Of course now I'm old and jaded.  I've been programming for 10 years now, and I've been focused on credit card processing for the past 8 years.  Specifically, I've been focused on credit card processing for the adult industry.  8 years of doing that, in an industry that makes it a challenge as well as interesting.  Don't get me wrong.  I love what I do.  I find everything I'm involved with to be a challenge.  There is a lot more that goes into it then people think.  However, I also want to break free.

At least on a personal programming level.  PHP programming for so long means I know what I'm doing.  I have an easy grasp of PHP.  I understand how it works, I understand web development as a whole.  I know it well enough that I feel comfortable with it.  The problem is, I need to branch out.

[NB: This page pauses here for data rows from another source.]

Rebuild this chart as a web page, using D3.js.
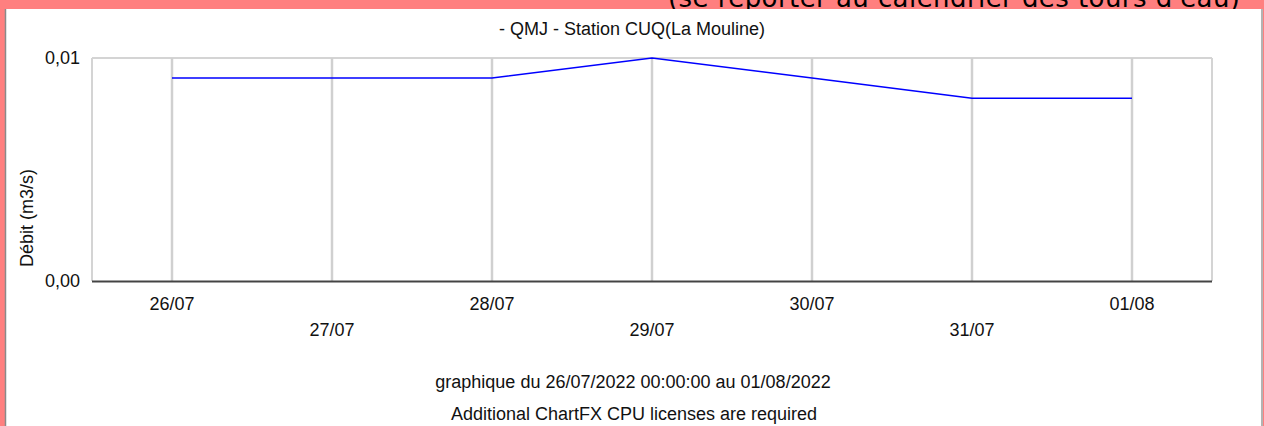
<!DOCTYPE html>
<html>
<head>
<meta charset="utf-8">
<script src="https://cdn.jsdelivr.net/npm/d3@7"></script>
<style>
  html, body { margin: 0; padding: 0; background: #ff7f7f; }
  svg { display: block; }
</style>
</head>
<body>
<svg id="chart"></svg>
<script>
// values
const days = ["2022-07-26", "2022-07-27", "2022-07-28", "2022-07-29", "2022-07-30", "2022-07-31", "2022-08-01"];
const debit = [0.0091, 0.0091, 0.0091, 0.0100, 0.0091, 0.0082, 0.0082];
const dayLabels = ["26/07", "27/07", "28/07", "29/07", "30/07", "31/07", "01/08"];
const yTicks = [0, 0.01];
const yTickLabels = ["0,00", "0,01"];

const title = "- QMJ - Station CUQ(La Mouline)";
const yTitle = "Débit (m3/s)";
const footer1 = "graphique du 26/07/2022 00:00:00 au 01/08/2022";
const footer2 = "Additional ChartFX CPU licenses are required";
const banner = "(se reporter au calendrier des tours d'eau)";

const W = 1264, H = 426;
const plot = { left: 92, right: 1212, top: 58, bottom: 281 };
const font = "'Liberation Sans', Arial, sans-serif";
const fs = 18;

const parse = d3.timeParse("%Y-%m-%d");
const dates = days.map(parse);
const halfDay = 12 * 3600 * 1000;

const x = d3.scaleTime()
    .domain([new Date(+dates[0] - halfDay), new Date(+dates[dates.length - 1] + halfDay)])
    .range([plot.left, plot.right]);
const y = d3.scaleLinear()
    .domain([0, 0.01])
    .range([plot.bottom, plot.top]);

const svg = d3.select("#chart").attr("width", W).attr("height", H);

// pink page background with the clipped banner text
svg.append("rect").attr("width", W).attr("height", H).attr("fill", "#ff7f7f");
svg.append("text")
    .attr("x", 668).attr("y", 7)
    .attr("font-family", "'DejaVu Sans', Verdana, sans-serif")
    .attr("font-size", 26)
    .attr("textLength", 572)
    .attr("fill", "#000")
    .text(banner);

// white panel
svg.append("rect").attr("x", 5).attr("y", 9).attr("width", 1258).attr("height", H - 9)
    .attr("fill", "#fff");
svg.append("line").attr("x1", 5.5).attr("x2", 5.5).attr("y1", 9).attr("y2", H)
    .attr("stroke", "#8a8a8a").attr("stroke-width", 1.5);
svg.append("line").attr("x1", 1262).attr("x2", 1262).attr("y1", 9).attr("y2", H)
    .attr("stroke", "#9a9a9a").attr("stroke-width", 1.5);

// plot frame
const frame = svg.append("g").attr("stroke", "#d4d4d4").attr("stroke-width", 2);
frame.append("line").attr("x1", plot.left).attr("x2", plot.right).attr("y1", plot.top).attr("y2", plot.top);
frame.append("line").attr("x1", plot.left).attr("x2", plot.left).attr("y1", plot.top).attr("y2", plot.bottom);
frame.append("line").attr("x1", plot.right).attr("x2", plot.right).attr("y1", plot.top).attr("y2", plot.bottom);

// vertical grid at each day
svg.append("g").selectAll("line")
    .data(dates).enter()
    .append("line")
    .attr("x1", d => x(d)).attr("x2", d => x(d))
    .attr("y1", plot.top).attr("y2", plot.bottom)
    .attr("stroke", "#d0d0d0")
    .attr("stroke-width", 2.5);

// bottom axis line
svg.append("line")
    .attr("x1", plot.left).attr("x2", plot.right)
    .attr("y1", plot.bottom + 0.5).attr("y2", plot.bottom + 0.5)
    .attr("stroke", "#444").attr("stroke-width", 2);

// series
const line = d3.line()
    .x((d, i) => x(dates[i]))
    .y(d => y(d));
svg.append("path")
    .datum(debit)
    .attr("d", line)
    .attr("fill", "none")
    .attr("stroke", "#0000ff")
    .attr("stroke-width", 1.5);

// y tick labels
svg.append("g").selectAll("text")
    .data(yTicks).enter()
    .append("text")
    .attr("x", 80)
    .attr("y", d => y(d))
    .attr("dy", "0.36em")
    .attr("text-anchor", "end")
    .attr("font-family", font).attr("font-size", fs).attr("fill", "#111")
    .text((d, i) => yTickLabels[i]);

// x tick labels, staggered on two rows
svg.append("g").selectAll("text")
    .data(dates).enter()
    .append("text")
    .attr("x", d => x(d))
    .attr("y", (d, i) => i % 2 === 0 ? 310 : 336)
    .attr("text-anchor", "middle")
    .attr("font-family", font).attr("font-size", fs).attr("fill", "#111")
    .text((d, i) => dayLabels[i]);

// titles
svg.append("text")
    .attr("x", 632).attr("y", 35)
    .attr("text-anchor", "middle")
    .attr("font-family", font).attr("font-size", fs).attr("fill", "#111")
    .text(title);

svg.append("text")
    .attr("transform", "translate(33,267) rotate(-90)")
    .attr("font-family", font).attr("font-size", fs).attr("fill", "#111")
    .text(yTitle);

svg.append("text")
    .attr("x", 633).attr("y", 388)
    .attr("text-anchor", "middle")
    .attr("font-family", font).attr("font-size", fs).attr("fill", "#111")
    .text(footer1);

svg.append("text")
    .attr("x", 634).attr("y", 420)
    .attr("text-anchor", "middle")
    .attr("font-family", font).attr("font-size", fs).attr("fill", "#111")
    .text(footer2);
</script>
</body>
</html>
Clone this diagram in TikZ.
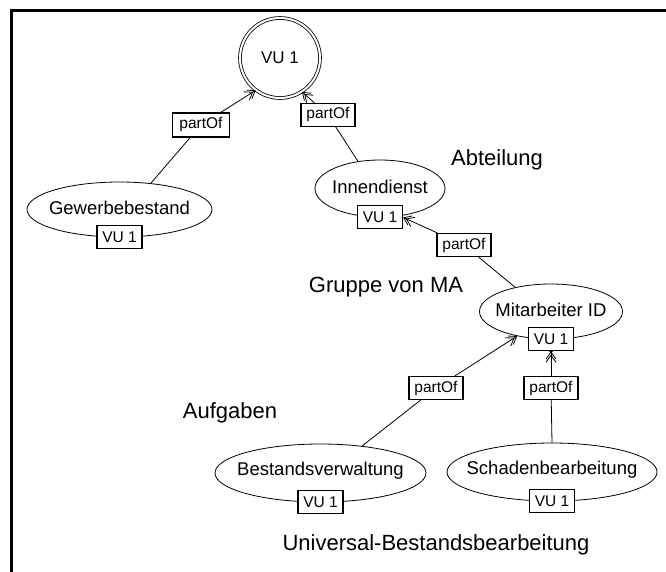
\documentclass[tikz,border=0pt]{standalone}
\usepackage{fontspec}
\setmainfont{Liberation Sans}
\usetikzlibrary{arrows.meta,shapes.geometric}
\tikzset{
  concept/.style={ellipse, draw, line width=0.8pt, inner sep=0pt},
  conceptname/.style={font=\fontsize{18.5}{20}\selectfont},
  tagbox/.style={rectangle, draw, fill=white, line width=1.1pt, inner sep=0pt,
    minimum width=45pt, minimum height=23pt, font=\fontsize{15.5}{17}\selectfont},
  relbox/.style={tagbox, minimum width=54pt},
  note/.style={font=\fontsize{22}{24}\selectfont},
  link/.style={line width=0.8pt},
  partlink/.style={link,
    -{Straight Barb[length=7pt,width=10pt,sep=-5pt]Straight Barb[length=7pt,width=10pt]}},
  root/.style={circle, draw, double, double distance=2pt, line width=0.8pt,
    minimum size=80pt, inner sep=0pt, font=\fontsize{17}{19}\selectfont},
}
\begin{document}
\begin{tikzpicture}[x=1pt,y=-1pt]
\useasboundingbox (0,0) rectangle (666,572);
% frame
\draw[line width=3pt] (11,572) -- (11,11) -- (666,11);

% root
\node[root] (vu) at (280,58) {VU 1};

% concepts (fixed ellipse size, name set as a centred label)
\node[concept, minimum width=185pt, minimum height=55pt,
  label={[conceptname,yshift=1.5pt]center:Gewerbebestand}] (gew) at (119.5,209.5) {};
\node[concept, minimum width=130pt, minimum height=57pt,
  label={[conceptname,yshift=1.5pt]center:Innendienst}] (inn) at (380,188.5) {};
\node[concept, minimum width=143pt, minimum height=55pt,
  label={[conceptname,yshift=2pt]center:Mitarbeiter ID}] (mit) at (551,311.5) {};
\node[concept, minimum width=211pt, minimum height=58pt,
  label={[conceptname,yshift=2pt]center:Bestandsverwaltung}] (best) at (320.5,473) {};
\node[concept, minimum width=210pt, minimum height=58pt,
  label={[conceptname,yshift=2.5pt]center:Schadenbearbeitung}] (scha) at (552,472) {};

% instance tags
\node[tagbox] (gewv) at (gew.south) {VU 1};
\node[tagbox] (innv) at (inn.south) {VU 1};
\node[tagbox] (mitv) at (mit.south) {VU 1};
\node[tagbox] (bestv) at (best.south) {VU 1};
\node[tagbox] (schav) at (scha.south) {VU 1};

% relation labels
\node[relbox, minimum width=57pt, minimum height=24pt] (r1) at (201,125) {partOf};
\node[relbox] (r2) at (328,115) {partOf};
\node[relbox] (r3) at (464,245) {partOf};
\node[relbox] (r4) at (436,388) {partOf};
\node[relbox] (r5) at (551,388) {partOf};

% partOf links
\draw[link] (gew.40) -- (r1);
\draw[partlink] (r1) -- (vu.233);
\draw[link] (inn.129) -- (r2);
\draw[partlink] (r2) -- (vu.303);
\draw[link] (mit.146) -- (r3);
\draw[partlink] (r3) -- (innv.east);
\draw[link] (best.33) -- (r4);
\draw[partlink] (r4) -- (mit.216);
\draw[link] (scha.north) -- (r5);
\draw[partlink] (r5) -- (mitv.south);
\fill (mitv.south) circle (1.8pt);

% annotations
\node[note] (abt) at (497,160) {Abteilung};
\node[note] (grp) at (386,287) {Gruppe von MA};
\node[note] (auf) at (230,413) {Aufgaben};
\node[note] (uni) at (436,545) {Universal-Bestandsbearbeitung};
\end{tikzpicture}
\end{document}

Of course, the question is, what do I branch out into?  I've dabbled with game programming using C# and XNA.  This has been a recent bit of fun.  I've wanted to try Java, but frankly, Java is filled with so many options its rather daunting.  Where do I start?  Maybe the same place I started with C#? A book!  But then why not get back into C++.  I've done C++ early on, but I stopped when PHP became my focus.  I could get back into it, but all this is beside the point.

What would I create?  More importantly, why build it in any of these languages?  So much is web-focused these days that in many ways, it's worthwhile to learn the new things coming out for the web.  Become more fluent with JavaScript, CSS3, and HTML5.  Canvas looks amazing.  There is so much room for growth.  Seeing what people are creating online makes me wonder why I should worry so much about programming offline.

Consider that I am busy learning Zend and Doctrine.  Now, I know them well enough I can work with them, but frankly, I don't consider myself as knowing something until I can avoid using the documentation and I just hammer out code.  Both Zend and Doctrine are big, monstrous pieces of code and each have lots of options, do lots of things.  Granted, I don't think I'll ever really learn every aspect of Zend.  Lots of packages, lots of tools I don't need every day.  But there are also a large number of things Zend does that I should learn.

Of course, after I think about all that, I think about what else I am learning.  I've been pushing myself to use TDD every day, in everything I program. Constant Integration, Agile development, documentation, version control. So much going on every day, so many new things happening.

In the old days, you got a website, you put up a simple page with SSI header and footer, and you were happy. You copied a Perl script, dumped it into cgi-bin, hoped it worked and didn't throw up a 500 error, and that was your web page.

Oh the old days. I miss, but frankly, these days are a lot more fun.